Il Secolo XIX – 15 Febbraio 2010

Domenica mattina avevano reso nota la decisione di annullare con effetto immediato i visti di tutti i turisti provenienti dall’area Schengen. E già la sera le autorità libiche hanno messo in atto il provvedimento, respingendo i cittadini europei. All’aeroporto internazionale di Tripoli è scoppiato il caos. Anche perché sono stati colpiti dal provvedimento cittadini già in possesso di un regolare visto, concesso nei giorni scorsi. A farne le spese anche diversi italiani. Un primo gruppo, del quale facevano parte tre italiani e nove portoghesi, è stato bloccato all’aeroporto dalle autorità libiche, sottoposto a severi controlli durati ore, poi rimpatriato con lo stesso aereo con il quale era arrivato. I nove portoghesi respinti, fra l’altro, erano stati invitati dello stesso governo libico per partecipare alla fiera libico-portoghese. Ad assistere gli italiani bloccati, il console generale Francesca Tardioli che ha passato la notte in aeroporto. I respingimenti sono proseguiti per tutta la giornata, man mano che arrivavano i voli dall’Europa. Altri tre italiani, arrivati con un volo dell’Air Malta, sono stati rimandati indietro. I cittadini fatti entrare in Libia sono per lo più di dipendenti a contratto di società petrolifere che operano in Libia. 
Oltre agli italiani hanno avuto problemi anche cittadini portoghesi, austriaci, francesi, greci e maltesi. Il provvedimento non riguarda i cittadini britannici, dato che la Gran Bretagna non aderisce al patto di Schengen. Da Bruxelles arriva la prima reazione per voce del commissario europeo agli Affari Interni, la svedese Cecilia Malmstroem. «La Commissione Europea – si legge nella nota diffusa a Bruxelles – deplora la decisione unilaterale e sproporzionata delle autorità libiche di sospendere la concessione di visti a cittadini di paesi Ue dell’area Schengen. La Commissione si rammarica inoltre che a viaggiatori che avevano ottenuto visti legalmente prima della misura di sospensione è stato rifiutato l’ingresso una volta giunti in Libia». 
L’Italia, da parte sua, ha fatto sapere di voler «verificare la correttezza della decisione della Svizzera». «Priorità del governo italiano e di tutti i paesi colpiti dal provvedimento – ha evidenziato il ministro per le Politiche Europee, Andrea Ronchi – è tutelare i cittadini, gli imprenditori e le libertà di interscambio» dell’area Schengen. Mentre il ministro degli esteri Frattini ha affermato che «la decisione svizzera» di inserire Gheddafi nella cosiddetta lista nera di Schengen «per risolvere una questione bilaterale, di fatto prende in ostaggio tutti i Paesi» dell’area Schengen. La Farnesina ha poi diramato un comunicato nel quale sconsiglia tutti i viaggi verso la Libia «fino a quando il problema non sarà risolto». 
La Svizzera non ha commentato lo stop della Libia ai visti. Una decisione assunta da Tripoli dopo che la Svizzera aveva emanato un decreto per evitare l’ingresso nel territorio elvetico a 188 libici, tra cui il leader Gheddafi e membri della sua famiglia.«Il governo svizzero – si è limitato ad affermare il portavoce del Ministero degli Esteri elvetico, Lars Knuchel – ha deciso alla fine dell’estate 2009 una politica dei visti restrittiva nei confronti della Libia. E tale politica è ancora applicata».

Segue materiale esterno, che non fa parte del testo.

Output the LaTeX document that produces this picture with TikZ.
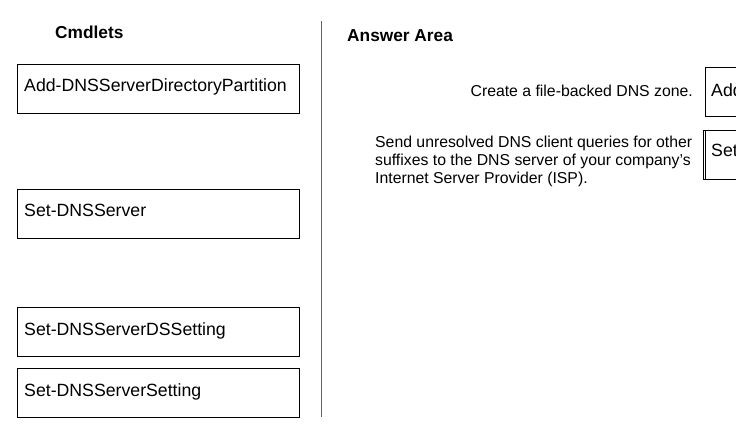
\documentclass[tikz,border=0pt]{standalone}
\usepackage{fontspec}
\setmainfont{Liberation Sans}
\usetikzlibrary{calc}
\begin{document}
\begin{tikzpicture}[x=1pt,y=-1pt,
  cbox/.style={draw=black,line width=1.1pt,rectangle,inner sep=0pt,anchor=north west,minimum width=282pt,minimum height=49pt},
  ctext/.style={anchor=base west,inner sep=0pt,font=\fontsize{17.7}{21}\selectfont},
  desc/.style={anchor=base west,inner sep=0pt,font=\fontsize{15.8}{18}\selectfont},
  descr/.style={anchor=base east,inner sep=0pt,font=\fontsize{15.8}{18}\selectfont},
  heading/.style={anchor=base west,inner sep=0pt,font=\fontsize{17.3}{20}\selectfont\bfseries}]
\useasboundingbox (0,0) rectangle (736,433);
\clip (0,0) rectangle (736,433);
% left column
\node[heading] (hcmd) at (55,38.5) {Cmdlets};
\node[cbox] (b1) at (17,64) {};
\node[ctext] (t1) at (24,92) {Add-DNSServerDirectoryPartition};
\node[cbox] (b2) at (17,189) {};
\node[ctext] (t2) at (24,216.5) {Set-DNSServer};
\node[cbox] (b3) at (17,307) {};
\node[ctext] (t3) at (24,335.5) {Set-DNSServerDSSetting};
\node[cbox] (b4) at (17,368) {};
\node[ctext] (t4) at (24,396.5) {Set-DNSServerSetting};
% separator
\coordinate (s1) at (321.5,21);
\coordinate (s2) at (321.5,417);
\draw[line width=1.4pt,draw=black!62] (s1) -- (s2);
% answer area
\node[heading] (hans) at (347,42) {Answer Area};
\node[descr] (d1) at (693,96.5) {Create a file-backed DNS zone.};
\node[desc] (d2a) at (375,147.3) {Send unresolved DNS client queries for other};
\node[desc] (d2b) at (375,165.5) {suffixes to the DNS server of your company's};
\node[desc] (d2c) at (375,183.6) {Internet Server Provider (ISP).};
\node[cbox,minimum width=60pt] (r1) at (704.5,67) {};
\node[ctext] (rt1) at (711,96.5) {Add};
\node[cbox,minimum width=60pt] (r2) at (703.3,130) {};
\coordinate (r2a) at ($(r2.north west)+(2.6,0)$);
\coordinate (r2b) at ($(r2.south west)+(2.6,0)$);
\draw[line width=1.1pt] (r2a) -- (r2b);
\node[ctext] (rt2) at (711,157) {Set};
\end{tikzpicture}
\end{document}
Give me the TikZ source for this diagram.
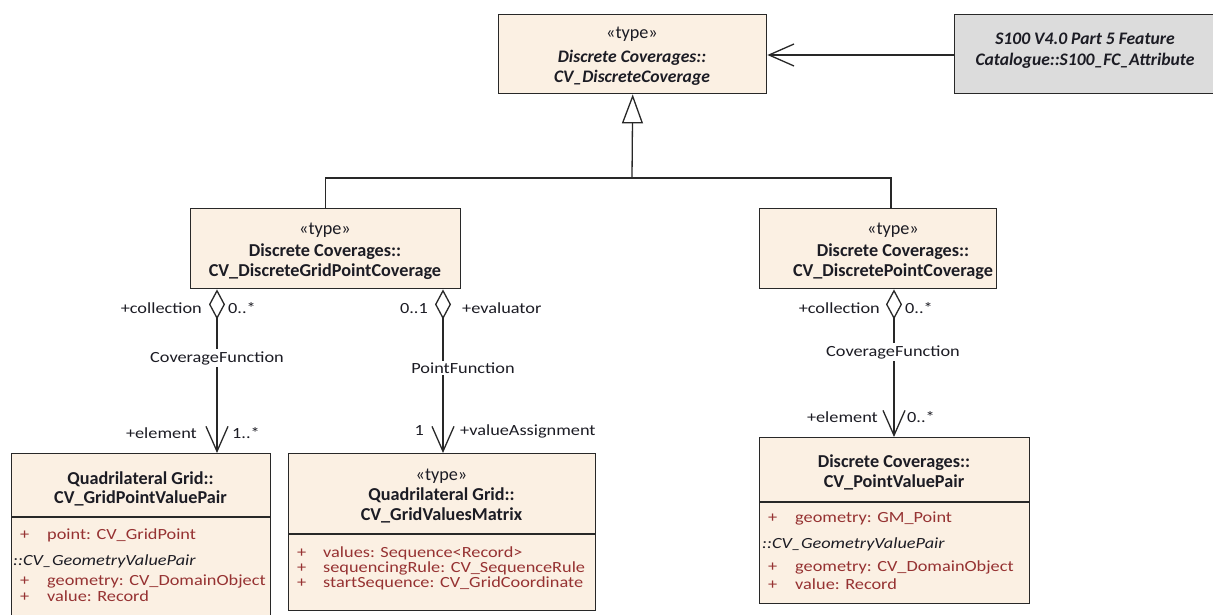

“Una ferita che si riapre ogni volta”

“Ogni volta che sentiamo queste cose, per noi è come se si riaprisse una ferita”. Giovanna Ortu, presidente dell’Associazione italiani rimpatriati dalla Libia (Airl), commenta così la decisione di Tripoli di sospendere i visti turistici ai cittadini dell’area Schengen. La Ortu sottolinea con rammarico “quanti sforzi l’Italia abbia fatto per prostrarsi al colonnello” e come quest’ultimo “ne inventi sempre una nuova”. La presidente dell’Airl chiede più “fermezza” alle autorità italiane. “Non si può far ragionare uno psicopatico ma si può cercare una costante che salvi almeno la dignità”.